Pues al tiempo de agasajar y cortejar al elector esquivo, es preciso no asustarlo, limar lo que separa, resaltar lo que une. Resulta llamativo el bajísimo nivel de exigencia de mayor autonomía, por no hablar de autodeterminación, exhibido por el candidato nacionalista, y el grado de indefinición que la perspectiva federalista ha alcanzado en el discurso del socialista. Es como si CiU nunca hubiera alentado ni firmado el Manifiesto de Barcelona o como si el PSC no se decidiera a proclamar como objetivo claro y rotundo la instauración de un Estado federal.
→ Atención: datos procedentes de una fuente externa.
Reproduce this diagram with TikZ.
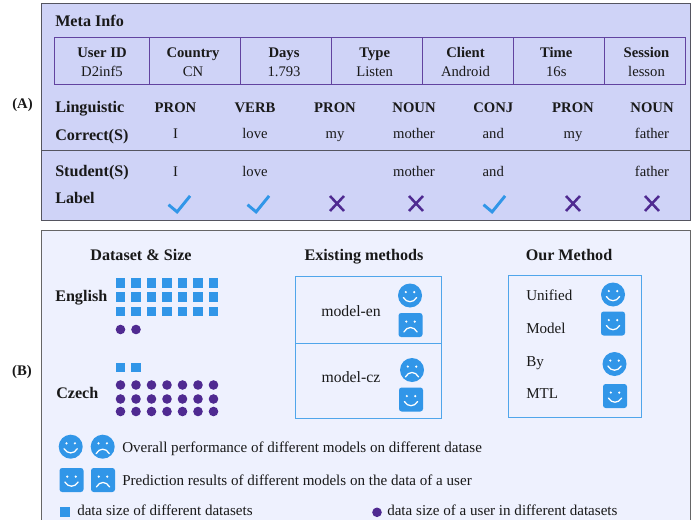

El cortejo, a diferencia de cómo se practicaba en los tiempos del romanticismo, consiste ahora en despertar deseo y transmitir sosiego; dotes del seductor con la promesa de acelerar el corazón sin perder del todo la cabeza.

Al final, de los encantos que cada cual haya logrado exhibir ante esa enorme bolsa de electores no necesariamente votantes va a depender no sólo el gobierno de Cataluña, sino lo que ocurra con el de España en las próximas generales: CiU derrotada equivaldría a PP en grandes apuros para gobernar de forma estable otros cuatro años; PSC derrotado es casi con toda seguridad PSOE cuatro años más en la oposición. Dependerá de todos los catalanes, aunque algo menos de los unos que de los otros.